Ganz anders, ja komplementär, die Porträts des Architekten und Foto-Autodidakten Georg Habermann, Jahrgang 1928. Neben seiner beruflichen Tätigkeit hatte er schon immer ein Faible für Fotos, Theater und Jazz. Er begleitete eine solche Musikformation als Grafiker und Dokumentarist über drei Kontinente, lichtete sie auch mal in einem Efeu-Gewirr ab.
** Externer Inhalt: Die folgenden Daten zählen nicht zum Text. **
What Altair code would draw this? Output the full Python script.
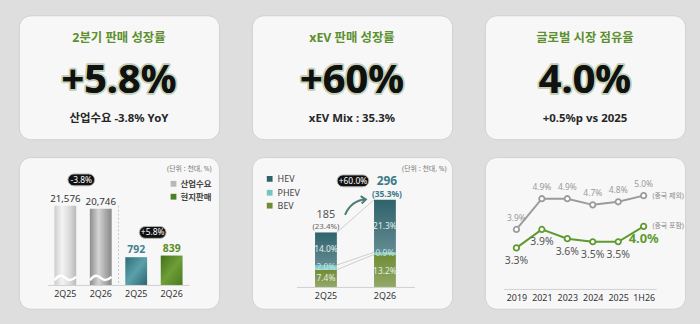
import altair as alt
import pandas as pd

F = "Noto Sans, Noto Sans CJK KR, sans-serif"

# ---------------- data ----------------
kpi_titles = ["2분기 판매 성장률", "xEV 판매 성장률", "글로벌 시장 점유율"]
kpi_values = ["+5.8%", "+60%", "4.0%"]
kpi_subs = ["산업수요 -3.8% YoY", "xEV Mix : 35.3%", "+0.5%p vs 2025"]

quarters = ["2Q25", "2Q26"]
demand = [21576, 20746]
local_sales = [792, 839]
group_names = ["산업수요", "현지판매"]
growth_badges = ["-3.8%", "+5.8%"]
unit_note = "(단위 : 천대, %)"

xev_total = [185, 296]
xev_mix = ["23.4%", "35.3%"]
xev_types = ["BEV", "PHEV", "HEV"]
bev_share = [7.4, 13.2]
phev_share = [2.0, 0.9]
hev_share = [14.0, 21.3]
xev_badge = "+60.0%"

years = ["2019", "2021", "2023", "2024", "2025", "1H26"]
share_ex_china = [3.9, 4.9, 4.9, 4.7, 4.8, 5.0]
share_in_china = [3.3, 3.9, 3.6, 3.5, 3.5, 4.0]
series_names = ["(중국 제외)", "(중국 포함)"]


def lg(stops, x2=1, y2=0):
    return alt.LinearGradient(
        gradient="linear",
        stops=[alt.GradientStop(color=c, offset=o) for o, c in stops],
        x1=0, y1=0, x2=x2, y2=y2,
    )


def axis(offset):
    return alt.Axis(title=None, offset=offset, domainColor="#cfcfcf", ticks=False,
                    labelFont=F, labelFontSize=9, labelColor="#333", labelPadding=5,
                    labelAngle=0, grid=False)


# ---------------- KPI cards ----------------
def kpi(i):
    d = pd.DataFrame({"t": [kpi_titles[i]], "v": [kpi_values[i]], "s": [kpi_subs[i]]})
    b = alt.Chart(d)
    cx = alt.value(101)
    title = b.mark_text(font=F, fontSize=12.5, fontWeight="bold", color="#5c8f2e").encode(
        x=cx, y=alt.value(23), text="t:N")
    glow = b.mark_text(font=F, fontSize=40, fontWeight="bold", color="#1a1a1a",
                       stroke="#3f6f14", strokeWidth=4, strokeOpacity=0.28,
                       strokeJoin="round").encode(x=cx, y=alt.value(66), text="v:N")
    num = b.mark_text(font=F, fontSize=40, fontWeight="bold", color="#111").encode(
        x=cx, y=alt.value(66), text="v:N")
    sub = b.mark_text(font=F, fontSize=11.5, fontWeight="bold", color="#262626").encode(
        x=cx, y=alt.value(105), text="s:N")
    return alt.layer(title, glow, num, sub).properties(width=202, height=125)


# ---------------- panel 1 : demand vs local sales ----------------
keys = [f"{group_names[0]} {q}" for q in quarters] + [f"{group_names[1]} {q}" for q in quarters]
p1 = pd.DataFrame({"k": keys, "v": demand + local_sales,
                   "g": [group_names[0]] * 2 + [group_names[1]] * 2})
p1["lab"] = [f"{v:,}" for v in p1["v"]]
b1 = alt.Chart(p1)
ax1 = axis(-24)
ax1["labelExpr"] = "slice(datum.label, -4)"
X1 = alt.X("k:N", sort=keys, scale=alt.Scale(domain=keys, range=[29, 172], paddingInner=0, paddingOuter=0),
           axis=ax1)
SG = alt.Scale(domain=[0, 25000], range=[129, 36.3])
SC = alt.Scale(domain=[0, 2000], range=[129, 58.3])

gray1 = lg([(0, "#cdcdcd"), (0.35, "#f3f3f3"), (0.7, "#dadada"), (1, "#bababa")])
gray2 = lg([(0, "#8d8d8d"), (0.4, "#d4d4d4"), (0.75, "#a6a6a6"), (1, "#888888")])
teal = lg([(0, "#2f6e79"), (0.5, "#5aa0aa"), (1, "#2d6670")], 1, 1)
green = lg([(0, "#426f1d"), (0.5, "#6e9e35"), (1, "#4a7a22")], 1, 1)

WAVE = "M-1,0.2 C-0.6,-0.3 -0.3,-0.3 0,0 C0.3,0.3 0.6,0.25 1,-0.1"

gray_layers = [
    b1.transform_filter(alt.datum.k == keys[i]).mark_bar(size=22, color=grad).encode(
        x=X1, y=alt.Y("v:Q", scale=SG, axis=None))
    for i, grad in enumerate([gray1, gray2])
]
gray_layers.append(
    b1.transform_filter(alt.datum.g == group_names[0]).transform_calculate(b="1900")
    .mark_point(shape=WAVE, size=484, filled=False, stroke="white", strokeWidth=2.5, opacity=1)
    .encode(x=X1, y=alt.Y("b:Q", scale=SG, axis=None)))
gray_layers.append(
    b1.transform_filter(alt.datum.g == group_names[0]).mark_text(
        font=F, fontSize=9.8, color="#333", baseline="bottom", dy=-2)
    .encode(x=X1, y=alt.Y("v:Q", scale=SG, axis=None), text="lab:N"))
gray_layer = alt.layer(*gray_layers)

col_layers = [
    b1.transform_filter(alt.datum.k == keys[2 + i]).mark_bar(size=22, color=grad).encode(
        x=X1, y=alt.Y("v:Q", scale=SC, axis=None))
    for i, grad in enumerate([teal, green])
]
for i, c in enumerate(["#3d8391", "#5b8d25"]):
    col_layers.append(
        b1.transform_filter(alt.datum.k == keys[2 + i]).mark_text(
            font=F, fontSize=10.5, fontWeight="bold", baseline="bottom", dy=-2, color=c)
        .encode(x=X1, y=alt.Y("v:Q", scale=SC, axis=None), text="lab:N"))
col_layer = alt.layer(*col_layers)

bd1 = alt.Chart(pd.DataFrame({"t": [growth_badges[0]]}))
bd2 = alt.Chart(pd.DataFrame({"t": [growth_badges[1]]}))


def badge(b, cx, cy, w, h=12):
    r = b.mark_rect(cornerRadius=6, color="#111", stroke="#b5b5b5", strokeWidth=1).encode(
        x=alt.value(cx - w / 2), x2=alt.value(cx + w / 2), y=alt.value(cy - h / 2), y2=alt.value(cy + h / 2))
    t = b.mark_text(font=F, fontSize=8.5, color="white").encode(
        x=alt.value(cx), y=alt.value(cy), text="t:N")
    return [r, t]


sep = alt.Chart(pd.DataFrame({"a": [0]})).mark_rule(color="#c4c4c4", strokeDash=[2, 2], strokeWidth=1).encode(
    x=alt.value(100.5), y=alt.value(49), y2=alt.value(129))

leg1 = pd.DataFrame({"t": group_names})
legc = alt.Chart(leg1)
note1 = alt.Chart(pd.DataFrame({"t": [unit_note]})).mark_text(font=F, fontSize=7, color="#777").encode(
    x=alt.value(172), y=alt.value(12), text="t:N")
leg_layers = []
for i, (c, yy) in enumerate([("#b8b8b8", 27), ("#4e7f25", 40)]):
    leg_layers.append(legc.transform_filter(alt.datum.t == group_names[i]).mark_point(
        shape="square", filled=True, size=34, color=c, opacity=1).encode(x=alt.value(156), y=alt.value(yy)))
    leg_layers.append(legc.transform_filter(alt.datum.t == group_names[i]).mark_text(
        font=F, fontSize=8.5, fontWeight="bold", color="#444", align="left").encode(
        x=alt.value(163), y=alt.value(yy), text="t:N"))

panel1 = alt.layer(gray_layer, col_layer, sep, *badge(bd1, 63, 23, 27), *badge(bd2, 135, 76, 27),
                   note1, *leg_layers).resolve_scale(y="independent").properties(width=202, height=153)

# ---------------- panel 2 : xEV stacked ----------------
rows = []
for qi, q in enumerate(quarters):
    shares = {"BEV": bev_share[qi], "PHEV": phev_share[qi], "HEV": hev_share[qi]}
    tot_share = sum(shares.values())
    cum = 0.0
    for t in xev_types:
        u = xev_total[qi] * shares[t] / tot_share
        rows.append(dict(q=q, t=t, y0=cum, y1=cum + u, mid=cum + u / 2, lab=f"{shares[t]:.1f}%"))
        cum += u
p2 = pd.DataFrame(rows)
b2 = alt.Chart(p2)
X2 = alt.X("q:N", sort=quarters, scale=alt.Scale(domain=quarters, range=[45, 164], paddingInner=0, paddingOuter=0),
           axis=axis(-22))
S2 = alt.Scale(domain=[0, 400], range=[131, 12.2])
xev_colors = ["#6f8c35", "#78c4c2", "#2f636c"]

bars2 = b2.mark_bar(size=22).encode(
    x=X2, y=alt.Y("y0:Q", scale=S2, axis=None), y2="y1:Q",
    color=alt.Color("t:N", scale=alt.Scale(domain=xev_types, range=xev_colors), legend=None))
shade2 = b2.mark_bar(size=22, color=lg([(0, "rgba(255,255,255,0)"), (1, "rgba(255,255,255,0.25)")], 0, 1)).encode(
    x=X2, y=alt.Y("y0:Q", scale=S2, axis=None), y2="y1:Q")
seg_lab = b2.transform_filter(alt.datum.t != "PHEV").mark_text(font=F, fontSize=8.5, color="#e4eeea").encode(
    x=X2, y=alt.Y("mid:Q", scale=S2, axis=None), text="lab:N")
phev_lab = b2.transform_filter(alt.datum.t == "PHEV").mark_text(font=F, fontSize=8.5, color="#b9e6e3").encode(
    x=X2, y=alt.Y("mid:Q", scale=S2, axis=None), text="lab:N")

tots = pd.DataFrame({"q": quarters, "total": xev_total, "mix": [f"({m})" for m in xev_mix]})
bt = alt.Chart(tots)
tot_layers = [
    bt.transform_filter(alt.datum.q == quarters[0]).mark_text(font=F, fontSize=11, color="#555", dy=-17.5).encode(
        x=X2, y=alt.Y("total:Q", scale=S2, axis=None), text="total:N"),
    bt.transform_filter(alt.datum.q == quarters[0]).mark_text(font=F, fontSize=8, color="#666", dy=-5.5).encode(
        x=X2, y=alt.Y("total:Q", scale=S2, axis=None), text="mix:N"),
    bt.transform_filter(alt.datum.q == quarters[1]).mark_text(font=F, fontSize=12, fontWeight="bold",
                                                              color="#3b7b88", dy=-18.5, dx=2).encode(
        x=X2, y=alt.Y("total:Q", scale=S2, axis=None), text="total:N"),
    bt.transform_filter(alt.datum.q == quarters[1]).mark_text(font=F, fontSize=8.5, fontWeight="bold",
                                                              color="#3b7b88", dy=-5.5, dx=2).encode(
        x=X2, y=alt.Y("total:Q", scale=S2, axis=None), text="mix:N"),
]

p25 = p2[p2.q == quarters[0]].set_index("t")
p26 = p2[p2.q == quarters[1]].set_index("t")
conn = pd.DataFrame({
    "a": [xev_total[0], p25.loc["PHEV", "y1"], p25.loc["PHEV", "y0"]],
    "b": [xev_total[1], p26.loc["PHEV", "y1"], p26.loc["PHEV", "y0"]],
})
conn_rule = alt.Chart(conn).mark_rule(color="#cdcdcd", strokeWidth=1).encode(
    x=alt.value(85.75), x2=alt.value(123.25), y=alt.Y("a:Q", scale=S2, axis=None), y2="b:Q")

ARROW = "M-1,0.8 Q-0.45,-0.55 1,-0.7 M0.5,-1 L1,-0.7 L0.6,-0.3"
arrow = alt.Chart(pd.DataFrame({"a": [0]})).mark_point(
    shape=ARROW, size=441, filled=False, stroke="#4d7d75", strokeWidth=2, opacity=1).encode(
    x=alt.value(104.5), y=alt.value(50))

bd3 = alt.Chart(pd.DataFrame({"t": [xev_badge]}))
note2 = alt.Chart(pd.DataFrame({"t": [unit_note]})).mark_text(font=F, fontSize=7, color="#777").encode(
    x=alt.value(174), y=alt.value(12), text="t:N")
legx = alt.Chart(pd.DataFrame({"t": xev_types, "c": xev_colors}))
leg2 = []
for t, c, yy in [("HEV", xev_colors[2], 22), ("PHEV", xev_colors[1], 36), ("BEV", xev_colors[0], 49)]:
    leg2.append(legx.transform_filter(alt.datum.t == t).mark_point(
        shape="square", filled=True, size=34, color=c, opacity=1).encode(x=alt.value(18), y=alt.value(yy)))
    leg2.append(legx.transform_filter(alt.datum.t == t).mark_text(
        font=F, fontSize=9, color="#444", align="left").encode(x=alt.value(26), y=alt.value(yy), text="t:N"))

panel2 = alt.layer(conn_rule, bars2, shade2, seg_lab, phev_lab, *tot_layers, arrow,
                   *badge(bd3, 102, 24, 32), note2, *leg2).properties(width=202, height=153)

# ---------------- panel 3 : market share lines ----------------
p3 = pd.DataFrame({"year": years * 2,
                   "s": [series_names[0]] * len(years) + [series_names[1]] * len(years),
                   "v": share_ex_china + share_in_china})
p3["lab"] = p3["v"].map(lambda v: f"{v:.1f}%")
b3 = alt.Chart(p3)
X3 = alt.X("year:O", sort=years, scale=alt.Scale(type="point", domain=years, range=[19, 173], padding=0.5),
           axis=axis(-20))
S3 = alt.Scale(domain=[3, 5.5], range=[100.9, 23.4])
Y3 = alt.Y("v:Q", scale=S3, axis=None)
C3 = alt.Scale(domain=series_names, range=["#9b9b9b", "#5e9b2f"])

lines3 = b3.mark_line(strokeWidth=2).encode(x=X3, y=Y3, color=alt.Color("s:N", scale=C3, legend=None))
pts3 = b3.mark_point(filled=True, fill="white", size=30, strokeWidth=1.8, opacity=1).encode(
    x=X3, y=Y3, stroke=alt.Stroke("s:N", scale=C3, legend=None))
lab_ex = b3.transform_filter(alt.datum.s == series_names[0]).mark_text(
    font=F, fontSize=8.5, color="#9a9a9a", dy=-12).encode(x=X3, y=Y3, text="lab:N")
lab_in = b3.transform_filter((alt.datum.s == series_names[1]) & (alt.datum.year != years[-1])).mark_text(
    font=F, fontSize=10.5, color="#555", dy=13).encode(x=X3, y=Y3, text="lab:N")
lab_last = b3.transform_filter((alt.datum.s == series_names[1]) & (alt.datum.year == years[-1])).mark_text(
    font=F, fontSize=13, fontWeight="bold", color="#5e9b2f", dy=13).encode(x=X3, y=Y3, text="lab:N")
ser_lab = b3.transform_filter(alt.datum.year == years[-1]).mark_text(
    font=F, fontSize=7, color="#888", align="left").encode(x=alt.value(169), y=Y3, text="s:N")

panel3 = alt.layer(lines3, pts3, lab_ex, lab_in, lab_last, ser_lab).properties(width=202, height=153)

# ---------------- compose ----------------
top = alt.hconcat(kpi(0), kpi(1), kpi(2), spacing=31)
bottom = alt.hconcat(panel1, panel2, panel3, spacing=31).resolve_scale(
    color="independent", stroke="independent")
chart = alt.vconcat(top, bottom, spacing=16).resolve_scale(
    color="independent", stroke="independent").properties(
    background="#dedede",
    padding={"left": 18, "top": 13, "right": 14, "bottom": 17},
).configure_view(fill="#f7f7f7", stroke="#d0d0d0", strokeWidth=1, cornerRadius=12)

chart.save("out.html", embed_options={"renderer": "svg", "actions": False})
Gesichter haben es ihm angetan, besonders Augen – wundervoll klare Porträts in Farbe oder schwarz-weiß. Und er reflektiert sie intensiv: „All diese Augen fragen mich, was ich in ihnen suche, was ich suche – hier in diesem Leben.“ Er fühlt sich „eingebettet in die Vielzahl von Augen“. Sie geben ihm Kunde von ihrem Sein, ihrem Hoffen, Leiden und Freuden. „Daneben die Lebensumstände, die ich berührte: ärmliche, verhungerte, satte, mehrfach rückversicherte, feiste“, schreibt er im Begleittext. „Erschütternd, wo die ehrlichsten und brauchbarsten Antworten liegen.“ Dem ist nichts hinzuzufügen.

Eine Ausstellung der stärksten Kontraste. „Berliner Schule“ durchweg. Vielleicht vom Wenigen etwas zu viel, vom Vielen etwas zu wenig. 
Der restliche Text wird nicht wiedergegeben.